Where else but in the puzzles will you find T. S. ELIOT of "The Love Song of J. Alfred Prufrock" fame in the company of COSMO [Mag famous for sex quizzes]? Hmmm. Maybe next April, for National Poetry Month, Cosmo will create "The Love Quiz of J. Alfred..." And where else but in the puzzles have most of us ever seen an OKAPI [Relative of a giraffe]? Here's an illustration of the two of them together from J. Arthur Thomson's 1922 tome, The Outline of Science. (Though it might be more fun to see an illustration of a ZANY YENTA...)
Anyone out there ever sing madrigals? That's where I first learned the word TABOR, as in Thomas Weelkes's:
Strike it up Tabor and pipe us a favour,I like [Start of something big?] for MEGA―and its placement beside ONE TON in the grid. That's fairly mega! I also like [Months and months] as the clue for YEARS; [Head line?] for PART; and the reminder that [Tangles or disentangles] are synonymous for RAVELS.
thou shalt be well paid for thy labour:
I mean to spend my shoesole to dance about the Maypole,
I will be blithe and brisk, leap and skip, hop and trip,
turn about in the rout,
until very weary joints can scarce frisk.

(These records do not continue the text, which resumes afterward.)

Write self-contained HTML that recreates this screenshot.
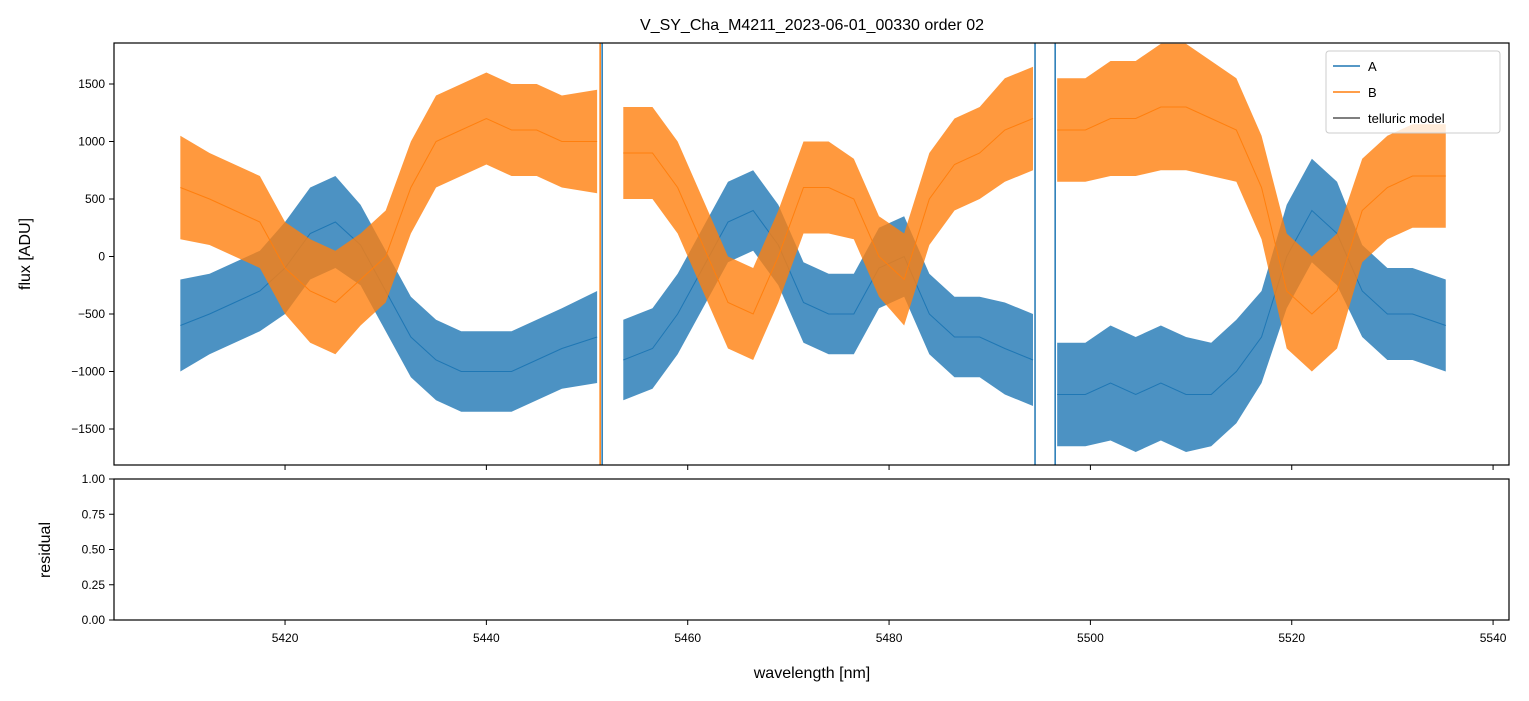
<!DOCTYPE html>
<html><head><meta charset="utf-8"><style>
body{margin:0;background:#fff;font-family:"Liberation Sans",sans-serif}
svg text{font-family:"Liberation Sans",sans-serif}
</style></head><body>
<svg id="c" width="1529" height="696" xmlns="http://www.w3.org/2000/svg">
<rect width="1529" height="696" fill="#fff"/>
<text x="812" y="30" font-size="16" text-anchor="middle">V_SY_Cha_M4211_2023-06-01_00330  order 02</text>
<defs><clipPath id="cp"><rect x="114" y="43" width="1395" height="422"/></clipPath></defs>
<g id="marks" clip-path="url(#cp)"></g>
<rect x="114" y="43" width="1395" height="422" fill="none" stroke="#000" stroke-width="1.2"/>
<rect x="114" y="479" width="1395" height="141" fill="none" stroke="#000" stroke-width="1.2"/>
<g id="axes"></g>
<text x="30" y="254" font-size="16" text-anchor="middle" transform="rotate(-90 30 254)">flux [ADU]</text>
<text x="50" y="550" font-size="16" text-anchor="middle" transform="rotate(-90 50 550)">residual</text>
<text x="812" y="678" font-size="16" text-anchor="middle">wavelength [nm]</text>
<g>
<rect x="1326" y="51" width="174" height="82" fill="#fff" fill-opacity="0.8" stroke="#ccc" rx="3"/>
<line x1="1333" y1="66" x2="1360" y2="66" stroke="#1f77b4" stroke-width="1.5"/>
<text x="1368" y="71" font-size="13">A</text>
<line x1="1333" y1="92" x2="1360" y2="92" stroke="#ff7f0e" stroke-width="1.5"/>
<text x="1368" y="97" font-size="13">B</text>
<line x1="1333" y1="118" x2="1360" y2="118" stroke="#555" stroke-width="1.5"/>
<text x="1368" y="123" font-size="13">telluric model</text>
</g>
</svg>
<script>
const wl=[5409.6,5412.5,5415,5417.5,5420,5422.5,5425,5427.5,5430,5432.5,5435,5437.5,5440,5442.5,5445,5447.5,5451,null,5453.6,5456.5,5459,5461.5,5464,5466.5,5469,5471.5,5474,5476.5,5479,5481.5,5484,5486.5,5489,5491.5,5494.3,null,5496.7,5499.5,5502,5504.5,5507,5509.5,5512,5514.5,5517,5519.5,5522,5524.5,5527,5529.5,5532,5535.3];
const aMid=[-600,-500,-400,-300,-100,200,300,100,-300,-700,-900,-1000,-1000,-1000,-900,-800,-700,null,-900,-800,-500,-100,300,400,100,-400,-500,-500,-100,0,-500,-700,-700,-800,-900,null,-1200,-1200,-1100,-1200,-1100,-1200,-1200,-1000,-700,0,400,200,-300,-500,-500,-600];
const aSpread=[400,350,350,350,400,400,400,350,350,350,350,350,350,350,350,350,400,null,350,350,350,350,350,350,350,350,350,350,350,350,350,350,350,400,400,null,450,450,500,500,500,500,450,450,400,450,450,450,400,400,400,400];
const bMid=[600,500,400,300,-100,-300,-400,-200,0,600,1000,1100,1200,1100,1100,1000,1000,null,900,900,600,100,-400,-500,0,600,600,500,0,-200,500,800,900,1100,1200,null,1100,1100,1200,1200,1300,1300,1200,1100,600,-300,-500,-300,400,600,700,700];
const bSpread=[450,400,400,400,400,450,450,400,400,400,400,400,400,400,400,400,450,null,400,400,400,400,400,400,400,400,400,350,350,400,400,400,400,450,450,null,450,450,500,500,550,550,500,450,450,500,500,500,450,450,450,450];
const spikesA=[5451.5,5494.5,5496.5];
const spikesB=[5451.5];
const xTicks=[5420,5440,5460,5480,5500,5520,5540];
const yTicks=[-1500,-1000,-500,0,500,1000,1500];
const rTicks=[0,0.25,0.5,0.75,1];
const X=w=>83.7+(w-5400)*10.067;
const Y=v=>256.5-v*0.115;
const R=v=>620-v*141;
const NS="http://www.w3.org/2000/svg";
const marks=document.getElementById('marks'),axes=document.getElementById('axes');
function mk(t,a,p){const e=document.createElementNS(NS,t);for(const k in a)e.setAttribute(k,a[k]);p.appendChild(e);return e;}
function segs(){const out=[];let cur=[];wl.forEach((w,i)=>{if(w===null){if(cur.length)out.push(cur);cur=[];}else cur.push(i);});if(cur.length)out.push(cur);return out;}
function band(mid,spr,col,name){
 segs().forEach(s=>{
  let up=s.map(i=>X(wl[i])+','+Y(mid[i]+spr[i])).join(' ');
  let dn=s.slice().reverse().map(i=>X(wl[i])+','+Y(mid[i]-spr[i])).join(' ');
  const p=mk('polygon',{points:up+' '+dn,fill:col,'fill-opacity':0.8},marks);
  
  
  const l=mk('polyline',{points:s.map(i=>X(wl[i])+','+Y(mid[i])).join(' '),fill:'none',stroke:col,'stroke-width':1},marks);
  
  
 });
}
band(aMid,aSpread,'#1f77b4','series-a-band');
band(bMid,bSpread,'#ff7f0e','series-b-band');
spikesA.forEach(w=>{const l=mk('line',{x1:X(w),x2:X(w),y1:40,y2:470,stroke:'#1f77b4','stroke-width':1.5},marks);
 
 });
spikesB.forEach(w=>{const l=mk('line',{x1:X(w)-2,x2:X(w)-2,y1:40,y2:470,stroke:'#ff7f0e','stroke-width':1.5},marks);
 
 });
xTicks.forEach(t=>{const x=X(t);
 mk('line',{x1:x,x2:x,y1:465,y2:470,stroke:'#000'},axes);
 mk('line',{x1:x,x2:x,y1:620,y2:625,stroke:'#000'},axes);
 const tx=mk('text',{x:x,y:642,'font-size':12,'text-anchor':'middle'},axes);tx.textContent=t;
 
 });
yTicks.forEach(t=>{const y=Y(t);
 mk('line',{x1:109,x2:114,y1:y,y2:y,stroke:'#000'},axes);
 const tx=mk('text',{x:105,y:y+4,'font-size':12,'text-anchor':'end'},axes);tx.textContent=t<0?'\u2212'+(-t):t;
 
 });
rTicks.forEach(t=>{const y=R(t);
 mk('line',{x1:109,x2:114,y1:y,y2:y,stroke:'#000'},axes);
 const tx=mk('text',{x:105,y:y+4,'font-size':12,'text-anchor':'end'},axes);tx.textContent=t.toFixed(2);
 
 });
</script>
</body></html>
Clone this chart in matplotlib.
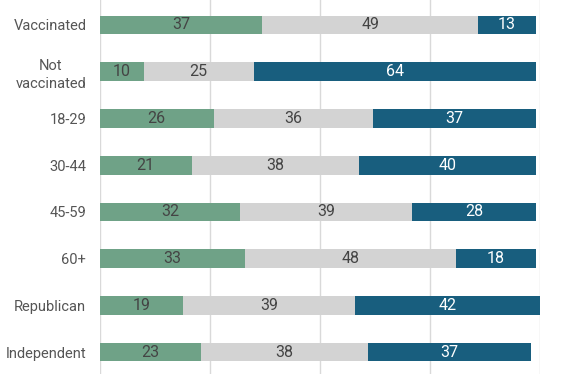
import matplotlib
matplotlib.use('Agg')
from matplotlib import pyplot as plt
import numpy as np

categories = ['Vaccinated', 'Not\nvaccinated', '18-29', '30-44', '45-59', '60+', 'Republican', 'Independent']
green_vals = [37, 10, 26, 21, 32, 33, 19, 23]
gray_vals = [49, 25, 36, 38, 39, 48, 39, 38]
blue_vals = [13, 64, 37, 40, 28, 18, 42, 37]

plt.rcParams['font.family'] = ['Roboto', 'DejaVu Sans']

fig = plt.figure(figsize=(5.62, 3.74), dpi=100)
ax = fig.add_axes([99.5 / 562, 0, 440.5 / 562, 1])

y = np.arange(len(categories))
h = 0.4
series = [(green_vals, '#6fa287', '#444444'),
          (gray_vals, '#d3d3d3', '#444444'),
          (blue_vals, '#185e7e', 'white')]
left = np.zeros(len(categories))
for vals, col, tcol in series:
    vals = np.array(vals)
    ax.barh(y, vals, left=left, height=h, color=col, zorder=2)
    for yi, (l, v) in enumerate(zip(left, vals)):
        ax.text(l + v / 2, yi, str(v), ha='center', va='center',
                color=tcol, fontsize=11.5, zorder=3)
    left = left + vals

ax.set_xlim(0, 100)
ax.set_ylim(7.47, -0.535)
ax.set_xticks([0, 25, 50, 75, 100])
ax.xaxis.grid(True, color='#d9d9d9', linewidth=1, zorder=0)
ax.tick_params(axis='x', bottom=False, labelbottom=False)
ax.set_yticks(y)
ax.set_yticklabels(categories, fontsize=10.5, color='#555555')
ax.tick_params(axis='y', left=False, length=0, pad=9.5)
for lbl in ax.get_yticklabels():
    lbl.set_multialignment('center')
    lbl.set_linespacing(1.35)
for s in ax.spines.values():
    s.set_visible(False)

fig.savefig('out.png', dpi=100)
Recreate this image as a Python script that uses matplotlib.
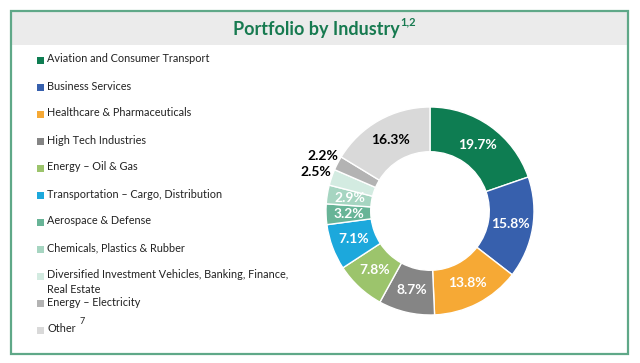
import matplotlib.pyplot as plt
import numpy as np
from matplotlib.patches import Rectangle

plt.rcParams['font.family'] = ['Lato', 'DejaVu Sans']

industries = [
    "Aviation and Consumer Transport",
    "Business Services",
    "Healthcare & Pharmaceuticals",
    "High Tech Industries",
    "Energy – Oil & Gas",
    "Transportation – Cargo, Distribution",
    "Aerospace & Defense",
    "Chemicals, Plastics & Rubber",
    "Diversified Investment Vehicles, Banking, Finance,\nReal Estate",
    "Energy – Electricity",
    "Other",
]
shares = [19.7, 15.8, 13.8, 8.7, 7.8, 7.1, 3.2, 2.9, 2.5, 2.2, 16.3]
colors = ["#0e7d52", "#3760ad", "#f6a935", "#858585", "#9cc46c", "#1ca8dc",
          "#68b497", "#a6d5c1", "#d3ebe1", "#b3b3b3", "#d9d9d9"]
label_colors = ["white"] * 8 + ["black", "black", "black"]
outside = [False] * 8 + [True, True, False]

W, H = 640, 363
fig = plt.figure(figsize=(W / 100, H / 100), dpi=100)
bg = fig.add_axes([0, 0, 1, 1])
bg.set_xlim(0, W)
bg.set_ylim(H, 0)
bg.axis("off")

green = "#177a50"
# frame and title band
bg.add_patch(Rectangle((12, 12), 615, 33, facecolor="#ebebeb", edgecolor="none"))
bg.add_patch(Rectangle((11, 11), 617, 343, facecolor="none", edgecolor="#5fa888", lw=1.6))
title = bg.text(316, 29, "Portfolio by Industry", ha="center", va="center",
                fontsize=13, fontweight="bold", color=green)

# legend
entries = []
for i, (name, c) in enumerate(zip(industries, colors)):
    y = 60 + 27 * i
    bg.add_patch(Rectangle((37, y - 3.5), 7, 7, facecolor=c, edgecolor="none"))
    t = bg.text(47, y - 6.5, name, ha="left", va="top", fontsize=7.8,
                color="#222222", linespacing=1.35)
    entries.append(t)

# superscripts placed right after their texts
fig.canvas.draw()
inv = bg.transData.inverted()
bb = inv.transform(title.get_window_extent().get_points())
bg.text(bb[:, 0].max() + 1, 22, "1,2", ha="left", va="center", fontsize=8,
        fontweight="bold", color=green)
bb = inv.transform(entries[-1].get_window_extent().get_points())
bg.text(bb[:, 0].max() + 4, 322, "7", ha="left", va="center", fontsize=6.5, color="#222222")

# donut
cx, cy, r = 430, 211, 104
ax = fig.add_axes([(cx - r) / W, (H - cy - r) / H, 2 * r / W, 2 * r / H])
wedges, _ = ax.pie(shares, colors=colors, startangle=90, counterclock=False,
                   radius=1, wedgeprops=dict(width=0.43, edgecolor="white", linewidth=1))
ax.set_xlim(-1, 1)
ax.set_ylim(-1, 1)
ax.set_aspect("equal")
ax.axis("off")

for w, v, lc, out in zip(wedges, shares, label_colors, outside):
    ang = np.deg2rad((w.theta1 + w.theta2) / 2)
    rad = 1.16 if out else 0.78
    ax.text(rad * np.cos(ang), rad * np.sin(ang), f"{v}%", ha="center", va="center",
            fontsize=10, fontweight="bold", color=lc, clip_on=False)

fig.savefig("out.png", dpi=100)
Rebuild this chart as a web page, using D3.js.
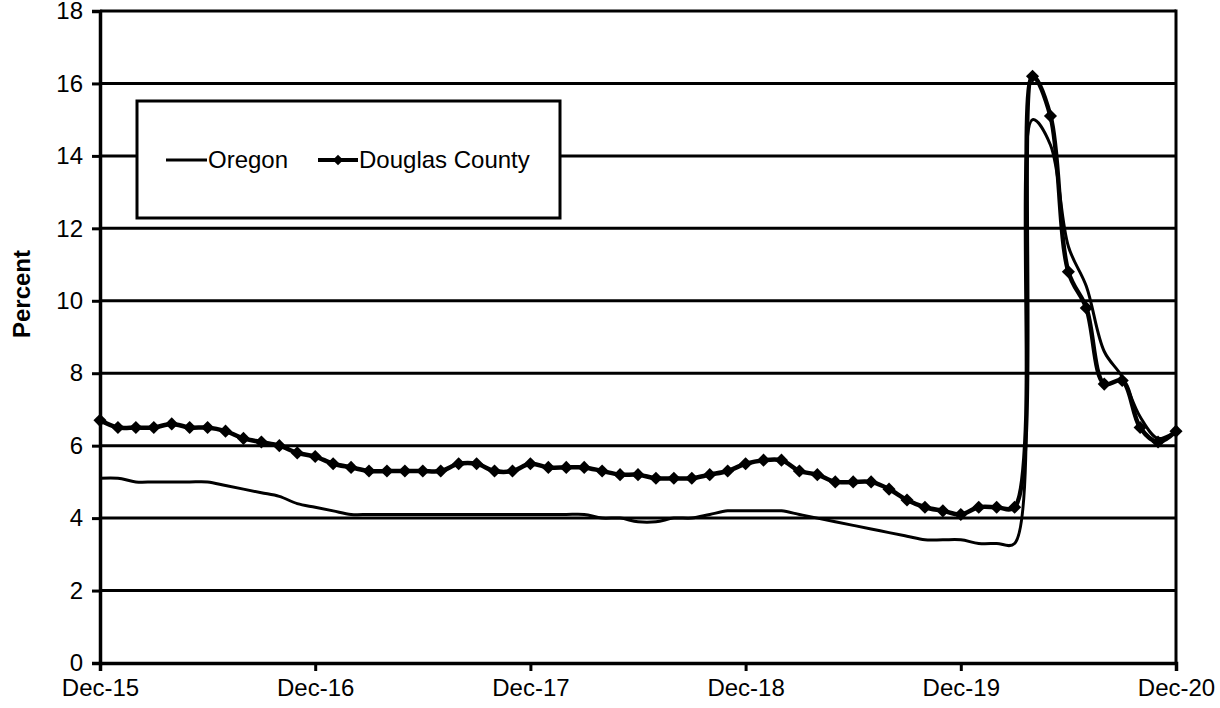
<!DOCTYPE html>
<html>
<head>
<meta charset="utf-8">
<script src="https://cdn.jsdelivr.net/npm/d3@7"></script>
<style>
  body { margin: 0; background: #fff; }
  svg { display: block; font-family: "Liberation Sans", Arial, sans-serif; }
</style>
</head>
<body>
<svg id="chart" width="1220" height="708"></svg>
<script>
// monthly, Dec-15 .. Dec-20
var oregon = [5.1, 5.1, 5.0, 5.0, 5.0, 5.0, 5.0, 4.9, 4.8, 4.7, 4.6, 4.4,
    4.3, 4.2, 4.1, 4.1, 4.1, 4.1, 4.1, 4.1, 4.1, 4.1, 4.1, 4.1,
    4.1, 4.1, 4.1, 4.1, 4.0, 4.0, 3.9, 3.9, 4.0, 4.0, 4.1, 4.2,
    4.2, 4.2, 4.2, 4.1, 4.0, 3.9, 3.8, 3.7, 3.6, 3.5, 3.4, 3.4,
    3.4, 3.3, 3.3, 3.3, 15.0, 14.3, 11.5, 10.4, 8.6, 7.9, 6.8, 6.2,
    6.4];
var douglas = [6.7, 6.5, 6.5, 6.5, 6.6, 6.5, 6.5, 6.4, 6.2, 6.1, 6.0, 5.8,
    5.7, 5.5, 5.4, 5.3, 5.3, 5.3, 5.3, 5.3, 5.5, 5.5, 5.3, 5.3,
    5.5, 5.4, 5.4, 5.4, 5.3, 5.2, 5.2, 5.1, 5.1, 5.1, 5.2, 5.3,
    5.5, 5.6, 5.6, 5.3, 5.2, 5.0, 5.0, 5.0, 4.8, 4.5, 4.3, 4.2,
    4.1, 4.3, 4.3, 4.3, 16.2, 15.1, 10.8, 9.8, 7.7, 7.8, 6.5, 6.1,
    6.4];
var xTicks = [0, 12, 24, 36, 48, 60];
var xTickLabels = ["Dec-15", "Dec-16", "Dec-17", "Dec-18", "Dec-19", "Dec-20"];
var yTicks = [0, 2, 4, 6, 8, 10, 12, 14, 16, 18];
var seriesNames = ["Oregon", "Douglas County"];

var svg = d3.select("#chart");
var plotLeft = 100, plotRight = 1176, plotTop = 11, plotBottom = 663;
var fontSize = 24;
var font = "'Liberation Sans', Arial, sans-serif";

var x = d3.scaleLinear().domain([0, 60]).range([plotLeft, plotRight]);
var y = d3.scaleLinear().domain([0, 18]).range([plotBottom, plotTop]);

// gridlines
svg.append("g")
    .selectAll("line")
    .data(yTicks.slice(1))
    .enter().append("line")
    .attr("x1", plotLeft).attr("x2", plotRight)
    .attr("y1", function(d) { return y(d); })
    .attr("y2", function(d) { return y(d); })
    .attr("stroke", "#000")
    .attr("stroke-width", 3);

// right border
svg.append("line")
    .attr("x1", plotRight).attr("x2", plotRight)
    .attr("y1", plotTop - 1.5).attr("y2", plotBottom)
    .attr("stroke", "#000").attr("stroke-width", 3);

// y axis
var yAxis = svg.append("g")
    .attr("transform", "translate(" + plotLeft + ",0)")
    .call(d3.axisLeft(y).tickValues(yTicks).tickSize(8).tickPadding(9));
yAxis.select(".domain").attr("stroke-width", 3.5);
yAxis.selectAll(".tick line").attr("stroke-width", 3);
yAxis.selectAll("text").attr("font-size", fontSize).attr("fill", "#000")
    .attr("font-family", font);

// x axis
var xAxis = svg.append("g")
    .attr("transform", "translate(0," + plotBottom + ")")
    .call(d3.axisBottom(x).tickValues(xTicks).tickSize(8).tickPadding(8)
        .tickFormat(function(d, i) { return xTickLabels[i]; }));
xAxis.select(".domain").attr("stroke-width", 3.5);
xAxis.selectAll(".tick line").attr("stroke-width", 3);
xAxis.selectAll("text").attr("font-size", fontSize).attr("fill", "#000")
    .attr("font-family", font);

// y label
svg.append("text")
    .attr("transform", "translate(30,294) rotate(-90)")
    .attr("text-anchor", "middle")
    .attr("font-size", fontSize)
    .attr("font-family", font)
    .attr("font-weight", "bold")
    .text("Percent");

var oregonLine = d3.line()
    .x(function(d, i) { return x(i); })
    .y(function(d) { return y(d); })
    .curve(d3.curveCatmullRom);

var douglasLine = d3.line()
    .x(function(d, i) { return x(i); })
    .y(function(d) { return y(d); })
    .curve(d3.curveCatmullRom);

svg.append("path")
    .datum(oregon)
    .attr("d", oregonLine)
    .attr("fill", "none")
    .attr("stroke", "#000")
    .attr("stroke-width", 3);

svg.append("path")
    .datum(douglas)
    .attr("d", douglasLine)
    .attr("fill", "none")
    .attr("stroke", "#000")
    .attr("stroke-width", 4.5);

var diamond = d3.symbol().type(d3.symbolDiamond2).size(110);

svg.append("g")
    .selectAll("path")
    .data(douglas)
    .enter().append("path")
    .attr("d", diamond)
    .attr("transform", function(d, i) { return "translate(" + x(i) + "," + y(d) + ")"; })
    .attr("fill", "#000");

// legend
var legend = svg.append("g").attr("font-family", font);
legend.append("rect")
    .attr("x", 137).attr("y", 101)
    .attr("width", 423).attr("height", 117)
    .attr("fill", "#fff")
    .attr("stroke", "#000")
    .attr("stroke-width", 3);

legend.append("line")
    .attr("x1", 166).attr("x2", 207)
    .attr("y1", 160).attr("y2", 160)
    .attr("stroke", "#000").attr("stroke-width", 3);
legend.append("text")
    .attr("x", 208).attr("y", 168)
    .attr("font-size", fontSize)
    .text(seriesNames[0]);

legend.append("line")
    .attr("x1", 318).attr("x2", 358)
    .attr("y1", 160).attr("y2", 160)
    .attr("stroke", "#000").attr("stroke-width", 4);
legend.append("path")
    .attr("d", d3.symbol().type(d3.symbolDiamond2).size(70))
    .attr("transform", "translate(338,160)")
    .attr("fill", "#000");
legend.append("text")
    .attr("x", 359).attr("y", 168)
    .attr("font-size", fontSize)
    .text(seriesNames[1]);
</script>
</body>
</html>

If the constructor has OUTDONE herself, well, that seems to be a pretty regular occurrence. I wonder about the theme-fill that didn't make it in this time: breadbasket, change of heart, division of labor, order in the court, etc., etc., etc. This is not to find fault! This is a lively theme and it makes me think about it―beyond what I see in the grid on the page. ["Well done!"], Nancy, BRAVO!
Sharon Petersen's Los Angeles Times crossword
My full write-up of this puzzle is over at L.A. Crossword Confidential. The theme is a David Bowie-less LET'S DANCE, with four phrases ending with the names of dances. It felt a little hit-or-miss as the theme phrases weren't all familiar and one of the dances was unknown to me (according to L.A.C.C. reader Carol, I'm just not old enough to remember the Pony). Here's what I said about the theme over there:
Invariably I misspell this constructor's last name with an -son ending. I did so in my L.A.C.C. post (since corrected). Thanks to Doug Peterson-with-an-O for correcting me all the other times so that I could finally get it right today.
Matt Jones's Onion A.V. Club crossword
Aha! While working this puzzle, I was feeling as though some of the numbers were arbitrary, but now I see that they follow the familiar 2-4-6-8 pattern, so I can better appreciate the construction. Here's the theme:
This crossword had all sorts of small bits of weirdness that I didn't know. [Georgia State's conf.] is the CAA. [Ookla the ___ ("Thundarr the Barbarian" character)] is MOK. JAM IT and DIG ON were unfamiliar verb phrases—the former completes ["I wanna ___ with you" (Bob Marley lyric)] and the latter means [Enjoy, slangily].
I did know the [L'Oreal hair color line] FERIA and the [Japanese poetry similar to haiku], or SENRYU—if you've written or read haiku that's funny, it might actually be senryu. I also liked the MAXI clue—[Absorbent pad]. No, references to menstruation in crosswords don't alarm me. MAXI dresses are back in style now, so constructors can once again clue this word with reference to fashion without looking outdated.
Brendan Quigley's blog puzzle, "Cryptic Wednesday"
Dang, I forgot about Brendan's puzzle and thought I was done blogging. Will be quick about it and just list a few of my favorite clues. Be sure to read the comments at Brendan's post—British cryptics guy Peter Biddlecombe gives an educated critique of Brendan's first cryptic, and he says it all so much better than I could.
23A. [Subway mascot shows a container to Mad man] (5). I was thinking that "subway mascot" was part of the wordplay, but that's the straight definition for JARED, the guy from the Subway restaurant ads. The container is a JAR and a man at Mad magazine might be an editor, or ED.
3D. [Desires sexual attraction for losers, probably] (4,5). "Desires sexual attraction" is redundant (and so, as I learn the lingo from Biddlecombe, maybe the surface reading of the clue suffers a bit), but it's split into two distinct parts. Desires = LONGS and sexual attraction = the HOTS. LONG SHOTS are probably going to lose a contest.
16D. [Dope! Callas is lying about Peron] (9). MARIA Callas is "lying about" JUAN Peron to make MARIJUANA, or dope.